Nussbaum was born at Osnabrück in 1904. In some ways the family story carries the same tragic ironies now familiar to anyone who has studied this period: Felix's father was a fierce German patriot and a First World War cavalry officer; he, like his wife and both sons and his daughter-in-law, died for being Jewish.

In the early 1920s the father sent his talented son to study art in Hamburg and Berlin. Felix's early work, much of it now lost, showed Van Gogh's influence and Henri Rousseau's. Later, working toward his own style, he borrowed insights from the Belgian painter James Ensor and the Italian surrealist Giorgio de Chirico.

In 1932, Nussbaum and his companion, Felka Platek, went to Rome for what they expected would be a two-year stay at the German Academy's school. The fellowship ended after the Nazis came to power in 1933, and the Nussbaums (they married in 1937) never returned to Germany. They spent their remaining 11 years in various corners of Italy, France, and Belgium, scratching out a living as they searched for a place in which they could live with safety.

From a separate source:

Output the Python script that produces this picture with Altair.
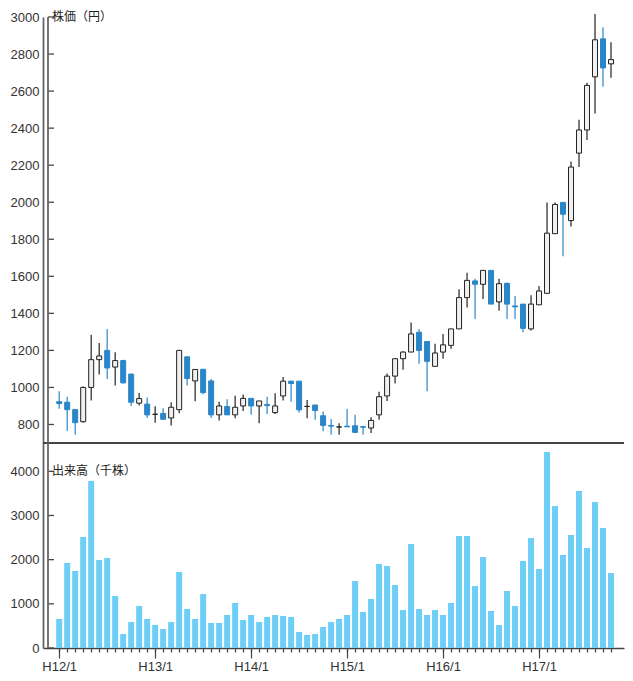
import altair as alt
import pandas as pd

# ---- data (monthly, H12/1 .. H17/10) ----
open_ = [923, 920, 880, 815, 1000, 1150, 1200, 1110, 1145, 1072,
         915, 910, 855, 860, 835, 880, 1165, 1035, 1098, 1035,
         852, 897, 852, 900, 941, 900, 908, 864, 954, 1034,
         1034, 897, 905, 847, 795, 786, 791, 793, 788, 781,
         852, 954, 1061, 1155, 1191, 1298, 1248, 1114, 1191, 1227,
         1316, 1485, 1575, 1557, 1632, 1462, 1562, 1440, 1450, 1316,
         1446, 1508, 1830, 1999, 1901, 2265, 2390, 2677, 2882, 2747]
high = [980, 950, 885, 1005, 1285, 1240, 1315, 1190, 1150, 1075,
        970, 945, 898, 888, 920, 1200, 1168, 1100, 1100, 1045,
        923, 936, 955, 962, 941, 927, 950, 968, 1057, 1034,
        1034, 932, 905, 870, 829, 807, 884, 852, 793, 839,
        977, 1075, 1155, 1195, 1351, 1316, 1248, 1236, 1289, 1316,
        1530, 1619, 1587, 1632, 1632, 1587, 1566, 1494, 1450, 1498,
        1548, 1999, 1999, 1999, 2220, 2445, 2645, 3016, 2945, 2863]
low = [885, 765, 745, 810, 930, 1070, 1045, 1010, 1020, 900,
       903, 835, 810, 826, 795, 860, 1010, 925, 963, 835,
       822, 852, 834, 873, 852, 807, 857, 857, 929, 923,
       864, 834, 825, 763, 745, 745, 786, 754, 745, 754,
       825, 927, 1021, 1096, 1191, 1128, 980, 1114, 1155, 1209,
       1316, 1432, 1369, 1477, 1450, 1414, 1369, 1369, 1298, 1307,
       1446, 1508, 1830, 1708, 1869, 2190, 2336, 2479, 2624, 2672]
close = [913, 880, 810, 1000, 1150, 1170, 1105, 1145, 1025, 920,
         940, 852, 855, 828, 893, 1200, 1048, 1097, 972, 852,
         900, 852, 893, 941, 900, 927, 902, 900, 1034, 1021,
         879, 898, 875, 795, 791, 787, 787, 757, 785, 822,
         950, 1061, 1155, 1191, 1289, 1200, 1141, 1186, 1230, 1316,
         1485, 1578, 1557, 1632, 1450, 1560, 1450, 1435, 1319, 1450,
         1521, 1833, 1988, 1935, 2190, 2390, 2631, 2877, 2725, 2770]
volume = [657, 1925, 1743, 2513, 3781, 1992, 2038, 1177, 317, 589,
          951, 657, 521, 430, 589, 1721, 883, 657, 1223, 566,
          566, 747, 1019, 634, 747, 589, 702, 747, 725, 702,
          362, 294, 317, 475, 589, 657, 747, 1517, 815, 1109,
          1902, 1857, 1426, 860, 2355, 883, 747, 860, 747, 1019,
          2536, 2536, 1404, 2060, 838, 521, 1291, 951, 1970, 2491,
          1789, 4438, 3215, 2106, 2558, 3555, 2264, 3306, 2717, 1698]
months = list(range(len(open_)))
year_ticks = [0, 12, 24, 36, 48, 60]
year_labels = ["H12/1", "H13/1", "H14/1", "H15/1", "H16/1", "H17/1"]
price_ticks = [800, 1000, 1200, 1400, 1600, 1800, 2000, 2200, 2400, 2600, 2800, 3000]
volume_ticks = [0, 1000, 2000, 3000, 4000]
price_title = "株価（円）"
volume_title = "出来高（千株）"

df = pd.DataFrame({"i": months, "open": open_, "high": high, "low": low,
                   "close": close, "volume": volume})
df["up"] = df["close"] >= df["open"]

BLUE = "#2A86C8"
DARK = "#222222"
AXIS = "#666666"
LABEL_FONT = "Liberation Sans"
JP_FONT = "Noto Sans CJK JP"
W = 581
PH = 426   # price band height
VH = 205   # volume band height
X_MIN, X_MAX = -1.4, 70.0
TICK_LEN = 0.74   # inner tick length, in month units (about 6 px)

xscale = alt.Scale(domain=[X_MIN, X_MAX], nice=False, zero=False)
price_y_scale = alt.Scale(domain=[700, 3000], range=[PH, 0], nice=False, zero=False)
vol_scale = alt.Scale(domain=[0, 4641], range=[PH + VH, PH], nice=False, zero=False)

label_expr = " : ".join(
    f"datum.value == {v} ? '{t}'" for v, t in zip(year_ticks, year_labels)
) + " : ''"


def yaxis(values):
    return alt.Axis(
        values=values, format="d", labelOverlap=False, orient="left",
        title=None, grid=False, ticks=False, labelPadding=4,
        domain=True, domainColor=AXIS, domainWidth=1.8,
        labelFontSize=13, labelFont=LABEL_FONT, labelColor="#333333",
    )


def inner_ticks(values, scale):
    # short ticks pointing into the plot, on the value axis
    return alt.Chart(pd.DataFrame({"v": values})).mark_rule(
        color="#444444", strokeWidth=1.3
    ).encode(
        y=alt.Y("v:Q", scale=scale, axis=yaxis(values)),
        x=alt.XDatum(X_MIN, type="quantitative", scale=xscale, axis=None),
        x2=alt.X2Datum(X_MIN + TICK_LEN),
    )


base = alt.Chart(df)
px = alt.X("i:Q", scale=xscale, axis=None)

# ---- price band ----
wick = base.mark_rule(strokeWidth=1.2).encode(
    x=px,
    y=alt.Y("low:Q", scale=price_y_scale, axis=yaxis(price_ticks)),
    y2="high:Q",
    color=alt.condition("datum.up", alt.value(DARK), alt.value(BLUE)),
)
body = base.mark_bar(size=5, strokeWidth=1).encode(
    x=px,
    y=alt.Y("open:Q", scale=price_y_scale, axis=yaxis(price_ticks)),
    y2="close:Q",
    fill=alt.condition("datum.up", alt.value("#f0f0f0"), alt.value(BLUE)),
    stroke=alt.condition("datum.up", alt.value(DARK), alt.value(BLUE)),
)
separator = alt.Chart(pd.DataFrame({"v": [700]})).mark_rule(
    color="#444444", strokeWidth=1.8
).encode(y=alt.Y("v:Q", scale=price_y_scale, axis=yaxis(price_ticks)))
axis_line = alt.Chart(pd.DataFrame({"a": [0]})).mark_rule(
    color=AXIS, strokeWidth=1.8
).encode(x=alt.XDatum(X_MIN, type="quantitative", scale=xscale, axis=None))
ptitle = alt.Chart(pd.DataFrame({"v": [price_ticks[-1]], "t": [price_title]})).mark_text(
    align="left", baseline="middle", font=JP_FONT, fontSize=12, color="#222222"
).encode(x=alt.value(9), y=alt.Y("v:Q", scale=price_y_scale, axis=yaxis(price_ticks)),
         text="t:N")
price = alt.layer(wick, body, separator, inner_ticks(price_ticks, price_y_scale), ptitle)

# ---- volume band ----
bars = base.mark_bar(size=6, color="#6DCFF6").encode(
    x=alt.X("i:Q", scale=xscale,
            axis=alt.Axis(values=months, tickSize=4, labels=False, title=None,
                          grid=False, domainColor="#444444", domainWidth=1.6,
                          tickColor="#444444", tickWidth=1.2, orient="bottom")),
    y=alt.Y("volume:Q", scale=vol_scale, axis=yaxis(volume_ticks)),
)
years = alt.Chart(pd.DataFrame({"i": year_ticks})).mark_rule(opacity=0).encode(
    x=alt.X("i:Q", scale=xscale,
            axis=alt.Axis(values=year_ticks, tickSize=10, labelExpr=label_expr,
                          title=None, grid=False, domain=False, orient="bottom",
                          tickColor="#444444", tickWidth=1.2, labelPadding=2,
                          labelFontSize=13, labelFont=LABEL_FONT,
                          labelColor="#333333")),
)
vtitle = alt.Chart(pd.DataFrame({"v": [volume_ticks[-1]], "t": [volume_title]})).mark_text(
    align="left", baseline="middle", font=JP_FONT, fontSize=12, color="#222222"
).encode(x=alt.value(9), y=alt.Y("v:Q", scale=vol_scale, axis=yaxis(volume_ticks)),
         text="t:N")
vol = alt.layer(bars, years, inner_ticks(volume_ticks, vol_scale), vtitle).resolve_axis(
    x="independent")

chart = alt.layer(price, vol, axis_line).resolve_scale(y="independent").resolve_axis(
    x="independent", y="independent"
).properties(
    width=W, height=PH + VH,
    padding={"left": 2, "top": 3, "right": 0, "bottom": 0},
).configure_view(stroke=None)

chart.save("out.html", embed_options={"renderer": "svg", "actions": False})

In 1940 the Belgians deported Felix to France and a miserable, crowded detention camp. There he made drawings of Jews living in terror and squalor, which later became the basis for many of his best paintings. Miraculously, he escaped, and in the same year returned to Brussels. He and Felka lived in a series of hiding places while making money by having his illustrations and ceramics sold under the names of non-Jews.

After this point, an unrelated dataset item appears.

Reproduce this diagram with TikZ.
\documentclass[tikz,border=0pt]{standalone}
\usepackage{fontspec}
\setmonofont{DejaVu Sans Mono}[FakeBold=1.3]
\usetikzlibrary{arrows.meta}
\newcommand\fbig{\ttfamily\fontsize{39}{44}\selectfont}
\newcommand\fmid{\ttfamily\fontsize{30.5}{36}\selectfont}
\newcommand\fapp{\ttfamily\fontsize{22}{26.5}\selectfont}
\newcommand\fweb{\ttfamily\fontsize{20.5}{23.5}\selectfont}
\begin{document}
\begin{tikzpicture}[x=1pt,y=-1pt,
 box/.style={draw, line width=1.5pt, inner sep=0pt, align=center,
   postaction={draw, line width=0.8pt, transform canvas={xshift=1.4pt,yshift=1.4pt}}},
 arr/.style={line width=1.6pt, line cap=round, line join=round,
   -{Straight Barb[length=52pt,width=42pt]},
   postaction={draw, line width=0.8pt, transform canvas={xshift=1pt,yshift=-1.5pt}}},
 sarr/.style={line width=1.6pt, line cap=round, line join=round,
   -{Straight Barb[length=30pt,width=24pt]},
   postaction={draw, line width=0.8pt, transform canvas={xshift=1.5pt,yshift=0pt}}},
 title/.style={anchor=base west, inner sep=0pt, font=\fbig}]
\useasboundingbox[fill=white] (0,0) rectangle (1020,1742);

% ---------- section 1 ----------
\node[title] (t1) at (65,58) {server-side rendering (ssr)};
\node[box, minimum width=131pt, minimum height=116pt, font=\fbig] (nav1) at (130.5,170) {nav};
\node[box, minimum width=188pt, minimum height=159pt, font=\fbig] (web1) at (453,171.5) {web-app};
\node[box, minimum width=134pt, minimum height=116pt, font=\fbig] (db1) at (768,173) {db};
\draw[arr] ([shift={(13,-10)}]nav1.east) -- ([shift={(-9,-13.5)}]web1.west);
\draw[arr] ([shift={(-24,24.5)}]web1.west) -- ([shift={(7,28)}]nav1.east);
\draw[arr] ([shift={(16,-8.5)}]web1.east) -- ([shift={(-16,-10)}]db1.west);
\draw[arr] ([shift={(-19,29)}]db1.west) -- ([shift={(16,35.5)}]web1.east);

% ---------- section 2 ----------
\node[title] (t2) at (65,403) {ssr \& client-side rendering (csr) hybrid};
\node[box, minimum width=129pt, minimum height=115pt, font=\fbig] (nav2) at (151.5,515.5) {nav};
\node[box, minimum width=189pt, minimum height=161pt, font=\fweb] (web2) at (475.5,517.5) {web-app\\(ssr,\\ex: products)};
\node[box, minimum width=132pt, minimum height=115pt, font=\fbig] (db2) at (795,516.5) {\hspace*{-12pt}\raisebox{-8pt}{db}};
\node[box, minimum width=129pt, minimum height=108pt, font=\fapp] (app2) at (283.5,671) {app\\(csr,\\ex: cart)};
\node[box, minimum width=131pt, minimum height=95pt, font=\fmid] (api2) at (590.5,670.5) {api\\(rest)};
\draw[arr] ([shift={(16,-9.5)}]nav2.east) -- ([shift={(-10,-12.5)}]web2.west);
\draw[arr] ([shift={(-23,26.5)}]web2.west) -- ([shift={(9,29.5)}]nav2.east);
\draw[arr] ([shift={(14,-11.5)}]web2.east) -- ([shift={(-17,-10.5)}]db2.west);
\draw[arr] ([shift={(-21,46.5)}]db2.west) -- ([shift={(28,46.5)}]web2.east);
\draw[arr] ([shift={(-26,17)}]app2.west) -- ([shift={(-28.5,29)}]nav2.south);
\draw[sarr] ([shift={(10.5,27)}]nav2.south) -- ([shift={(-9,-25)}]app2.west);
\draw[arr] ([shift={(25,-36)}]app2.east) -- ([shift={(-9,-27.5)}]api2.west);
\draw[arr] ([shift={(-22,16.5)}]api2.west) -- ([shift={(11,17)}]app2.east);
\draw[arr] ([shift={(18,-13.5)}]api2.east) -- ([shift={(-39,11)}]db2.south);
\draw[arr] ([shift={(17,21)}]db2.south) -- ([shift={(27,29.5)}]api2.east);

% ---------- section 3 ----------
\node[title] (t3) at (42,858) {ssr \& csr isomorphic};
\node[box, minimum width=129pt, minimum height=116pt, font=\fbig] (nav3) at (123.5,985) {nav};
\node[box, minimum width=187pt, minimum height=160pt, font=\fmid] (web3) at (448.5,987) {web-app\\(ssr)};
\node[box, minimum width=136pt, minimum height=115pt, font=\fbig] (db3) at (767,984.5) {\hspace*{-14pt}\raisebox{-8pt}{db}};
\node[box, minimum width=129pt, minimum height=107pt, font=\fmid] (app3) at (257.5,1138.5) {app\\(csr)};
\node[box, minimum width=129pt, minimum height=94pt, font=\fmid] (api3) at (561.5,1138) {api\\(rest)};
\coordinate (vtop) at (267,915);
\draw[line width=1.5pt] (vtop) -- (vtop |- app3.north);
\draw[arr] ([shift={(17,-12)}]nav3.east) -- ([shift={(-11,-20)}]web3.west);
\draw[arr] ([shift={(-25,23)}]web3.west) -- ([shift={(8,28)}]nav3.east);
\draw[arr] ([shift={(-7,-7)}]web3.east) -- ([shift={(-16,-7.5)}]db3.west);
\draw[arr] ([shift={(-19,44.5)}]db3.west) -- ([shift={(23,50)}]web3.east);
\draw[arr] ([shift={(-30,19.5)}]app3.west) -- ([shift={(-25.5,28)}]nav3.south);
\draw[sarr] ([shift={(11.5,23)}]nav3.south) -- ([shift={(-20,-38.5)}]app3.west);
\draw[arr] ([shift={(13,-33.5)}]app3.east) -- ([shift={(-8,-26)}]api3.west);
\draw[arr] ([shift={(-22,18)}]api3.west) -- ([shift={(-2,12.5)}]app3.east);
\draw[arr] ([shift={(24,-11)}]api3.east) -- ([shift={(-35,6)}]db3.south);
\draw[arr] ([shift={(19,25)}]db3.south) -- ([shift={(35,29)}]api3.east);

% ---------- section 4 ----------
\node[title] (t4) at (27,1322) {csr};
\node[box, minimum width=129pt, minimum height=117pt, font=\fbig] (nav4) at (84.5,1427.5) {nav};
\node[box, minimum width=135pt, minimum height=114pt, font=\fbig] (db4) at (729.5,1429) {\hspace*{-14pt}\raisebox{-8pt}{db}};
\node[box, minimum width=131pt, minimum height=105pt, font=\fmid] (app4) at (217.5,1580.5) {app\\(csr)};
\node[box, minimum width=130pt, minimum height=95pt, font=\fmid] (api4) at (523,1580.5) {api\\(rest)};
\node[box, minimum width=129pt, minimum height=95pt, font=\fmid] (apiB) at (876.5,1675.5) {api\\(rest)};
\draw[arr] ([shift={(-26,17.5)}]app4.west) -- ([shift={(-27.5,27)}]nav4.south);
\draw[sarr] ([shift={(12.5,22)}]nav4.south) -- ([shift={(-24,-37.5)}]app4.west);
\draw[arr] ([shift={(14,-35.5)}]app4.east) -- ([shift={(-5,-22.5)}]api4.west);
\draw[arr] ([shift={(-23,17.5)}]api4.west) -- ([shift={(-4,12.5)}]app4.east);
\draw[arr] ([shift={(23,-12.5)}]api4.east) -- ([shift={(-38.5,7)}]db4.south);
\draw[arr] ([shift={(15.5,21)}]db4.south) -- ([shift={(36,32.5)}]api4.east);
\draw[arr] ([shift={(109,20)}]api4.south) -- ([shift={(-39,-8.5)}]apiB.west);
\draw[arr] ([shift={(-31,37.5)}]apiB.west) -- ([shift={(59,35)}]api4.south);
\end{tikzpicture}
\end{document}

His "Self-portrait with a Jewish Identity Card," made in this period, often shows up in surveys of modern art, a desperate self-image, the artist drawn as a hunted animal, his face partly hidden by his trench coat. He displays a pass stamped "Juif-Jood," which Nussbaum was never actually issued, since he was underground. He wears a yellow star, which in life he never wore, for the same reason.

In his last months Nussbaum painted "The Damned," in which Felix and Felka are among Jews awaiting death. His last surviving picture, a modern version of a medieval dance of death, shows musicians playing in a shattered landscape representing the ruins of European culture.

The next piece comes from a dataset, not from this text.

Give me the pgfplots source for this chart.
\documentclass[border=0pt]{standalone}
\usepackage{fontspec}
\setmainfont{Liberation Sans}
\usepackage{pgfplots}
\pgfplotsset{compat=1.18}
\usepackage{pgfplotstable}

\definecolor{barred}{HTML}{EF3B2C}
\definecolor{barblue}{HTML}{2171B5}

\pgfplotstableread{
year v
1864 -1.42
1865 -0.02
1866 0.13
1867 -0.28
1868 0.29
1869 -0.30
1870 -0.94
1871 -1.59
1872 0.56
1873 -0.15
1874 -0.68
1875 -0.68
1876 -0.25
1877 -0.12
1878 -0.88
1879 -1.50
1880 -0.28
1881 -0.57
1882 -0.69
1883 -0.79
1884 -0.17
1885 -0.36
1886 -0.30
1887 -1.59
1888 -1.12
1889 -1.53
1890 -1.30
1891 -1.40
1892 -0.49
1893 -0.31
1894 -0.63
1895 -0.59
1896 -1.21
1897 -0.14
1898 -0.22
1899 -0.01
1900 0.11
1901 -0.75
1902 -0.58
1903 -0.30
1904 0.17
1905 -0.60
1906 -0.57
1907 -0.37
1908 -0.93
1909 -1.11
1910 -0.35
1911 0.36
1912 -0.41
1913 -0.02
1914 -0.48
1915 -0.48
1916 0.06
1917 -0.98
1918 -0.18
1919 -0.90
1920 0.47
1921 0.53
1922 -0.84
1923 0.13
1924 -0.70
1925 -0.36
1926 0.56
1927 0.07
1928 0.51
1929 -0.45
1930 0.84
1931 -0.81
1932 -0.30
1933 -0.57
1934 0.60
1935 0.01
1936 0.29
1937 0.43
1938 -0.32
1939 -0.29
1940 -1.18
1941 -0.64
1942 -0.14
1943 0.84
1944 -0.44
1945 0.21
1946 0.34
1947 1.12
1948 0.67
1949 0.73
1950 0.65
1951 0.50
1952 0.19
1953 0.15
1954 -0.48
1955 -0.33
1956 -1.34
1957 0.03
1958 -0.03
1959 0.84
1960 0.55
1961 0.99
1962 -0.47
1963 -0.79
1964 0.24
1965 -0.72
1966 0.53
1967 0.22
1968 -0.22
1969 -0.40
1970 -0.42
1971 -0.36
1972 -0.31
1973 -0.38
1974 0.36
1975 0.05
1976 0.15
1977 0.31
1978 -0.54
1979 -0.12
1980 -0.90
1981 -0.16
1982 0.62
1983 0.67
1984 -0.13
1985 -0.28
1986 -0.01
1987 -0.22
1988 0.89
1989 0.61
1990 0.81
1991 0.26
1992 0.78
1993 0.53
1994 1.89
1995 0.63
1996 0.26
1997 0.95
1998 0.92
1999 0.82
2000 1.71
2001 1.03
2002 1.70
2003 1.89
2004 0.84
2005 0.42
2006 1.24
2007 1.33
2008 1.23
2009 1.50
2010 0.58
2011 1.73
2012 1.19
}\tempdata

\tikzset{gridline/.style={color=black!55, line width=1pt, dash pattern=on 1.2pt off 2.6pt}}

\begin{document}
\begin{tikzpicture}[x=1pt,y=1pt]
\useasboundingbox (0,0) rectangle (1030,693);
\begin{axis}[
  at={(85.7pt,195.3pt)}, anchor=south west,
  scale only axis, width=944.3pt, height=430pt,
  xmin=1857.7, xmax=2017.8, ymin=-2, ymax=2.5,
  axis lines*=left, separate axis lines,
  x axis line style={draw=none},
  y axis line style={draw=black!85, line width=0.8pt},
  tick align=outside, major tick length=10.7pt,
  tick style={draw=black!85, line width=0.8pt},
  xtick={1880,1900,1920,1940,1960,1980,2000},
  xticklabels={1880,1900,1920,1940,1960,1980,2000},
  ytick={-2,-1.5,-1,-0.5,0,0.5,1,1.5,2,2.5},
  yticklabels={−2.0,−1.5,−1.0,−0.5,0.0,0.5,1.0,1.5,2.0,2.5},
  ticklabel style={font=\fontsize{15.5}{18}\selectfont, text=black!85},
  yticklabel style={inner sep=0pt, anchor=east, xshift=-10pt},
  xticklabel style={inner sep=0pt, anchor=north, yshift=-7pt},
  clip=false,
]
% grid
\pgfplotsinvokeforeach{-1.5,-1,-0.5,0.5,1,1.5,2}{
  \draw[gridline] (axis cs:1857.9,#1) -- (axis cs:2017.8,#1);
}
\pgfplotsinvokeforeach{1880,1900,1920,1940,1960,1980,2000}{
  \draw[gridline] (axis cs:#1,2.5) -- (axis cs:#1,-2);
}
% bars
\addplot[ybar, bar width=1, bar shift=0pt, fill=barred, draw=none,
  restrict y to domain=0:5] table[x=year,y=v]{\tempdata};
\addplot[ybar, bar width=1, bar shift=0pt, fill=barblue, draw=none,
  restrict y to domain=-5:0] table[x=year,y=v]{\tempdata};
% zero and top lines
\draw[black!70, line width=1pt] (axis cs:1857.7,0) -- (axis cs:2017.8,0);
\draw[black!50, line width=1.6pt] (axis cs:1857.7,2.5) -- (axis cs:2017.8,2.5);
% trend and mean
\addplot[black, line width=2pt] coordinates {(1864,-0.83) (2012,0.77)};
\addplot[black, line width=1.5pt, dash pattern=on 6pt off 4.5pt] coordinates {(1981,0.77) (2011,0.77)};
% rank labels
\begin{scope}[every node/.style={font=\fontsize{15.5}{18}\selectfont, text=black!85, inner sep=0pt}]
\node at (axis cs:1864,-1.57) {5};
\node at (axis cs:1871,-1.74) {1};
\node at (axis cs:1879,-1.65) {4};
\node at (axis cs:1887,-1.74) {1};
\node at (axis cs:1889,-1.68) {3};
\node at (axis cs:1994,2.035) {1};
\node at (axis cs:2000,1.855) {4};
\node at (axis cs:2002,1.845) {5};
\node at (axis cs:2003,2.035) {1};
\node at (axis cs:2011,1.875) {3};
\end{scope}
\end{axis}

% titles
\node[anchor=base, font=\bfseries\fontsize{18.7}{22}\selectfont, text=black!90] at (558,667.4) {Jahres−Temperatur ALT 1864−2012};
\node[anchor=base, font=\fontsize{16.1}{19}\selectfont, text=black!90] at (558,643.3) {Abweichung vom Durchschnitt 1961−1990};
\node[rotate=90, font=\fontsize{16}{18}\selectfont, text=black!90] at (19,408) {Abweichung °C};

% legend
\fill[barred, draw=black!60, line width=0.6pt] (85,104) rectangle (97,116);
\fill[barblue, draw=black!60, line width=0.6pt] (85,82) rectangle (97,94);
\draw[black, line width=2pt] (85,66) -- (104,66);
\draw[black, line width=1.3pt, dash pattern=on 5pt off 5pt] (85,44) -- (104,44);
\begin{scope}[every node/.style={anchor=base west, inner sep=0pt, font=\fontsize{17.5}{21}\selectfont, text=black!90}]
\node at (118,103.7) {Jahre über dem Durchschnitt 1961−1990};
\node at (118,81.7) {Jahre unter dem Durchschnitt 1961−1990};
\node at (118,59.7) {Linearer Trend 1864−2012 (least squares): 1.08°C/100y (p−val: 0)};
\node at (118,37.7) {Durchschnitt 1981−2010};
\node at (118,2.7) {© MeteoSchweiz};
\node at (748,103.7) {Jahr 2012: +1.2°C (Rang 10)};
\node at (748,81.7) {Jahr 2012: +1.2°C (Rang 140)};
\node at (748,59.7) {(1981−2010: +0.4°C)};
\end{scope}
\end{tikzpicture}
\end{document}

The Nussbaums were alive a month before the liberation of Belgium, but they were betrayed. The Gestapo pushed them onto the last train taking Jews to Auschwitz. After the war, his art was scattered and his life undocumented. Scholars in Osnabrück spent years piecing together the life and searching for the work, often with no help from those with whom Nussbaum stored it. One man kept many paintings for decades, let them rot in a wet basement, and was reluctant to hand them over to Nussbaum's relatives for exhibition. Another man knew Nussbaum but claimed to have no paintings--which then showed up in the possession of his son after the man's death.

By 1971 there were enough works to make a fair-sized retrospective. In 1994, on the 50th anniversary of Nussbaum's death, Osnabrück put together a major retrospective. A handsome, detailed catalogue, published with that show, appeared as a book in English last year--Felix Nussbaum: Art Defamed, Art in Exile, Art in Resistance, edited by K.G. Kaster. The permanent Nussbaum memorial has been in the works for years, and has taken the form of an impressive design by Daniel Libeskind, an American Jewish architect born in Poland in 1946. Libeskind won a competition with a scheme that integrates the Felix Nussbaum Building with the city's history and folk museums.

In recent decades his work has been exhibited from New York to Moscow. The city that turned its back on the Nussbaum family now celebrates him and helps establish his place in art history. According to an ancient Jewish saying, to save one life is to save the world. In Osnabrück they have saved one painter, and perhaps helped redeem the honour of a nation--or at least of one city.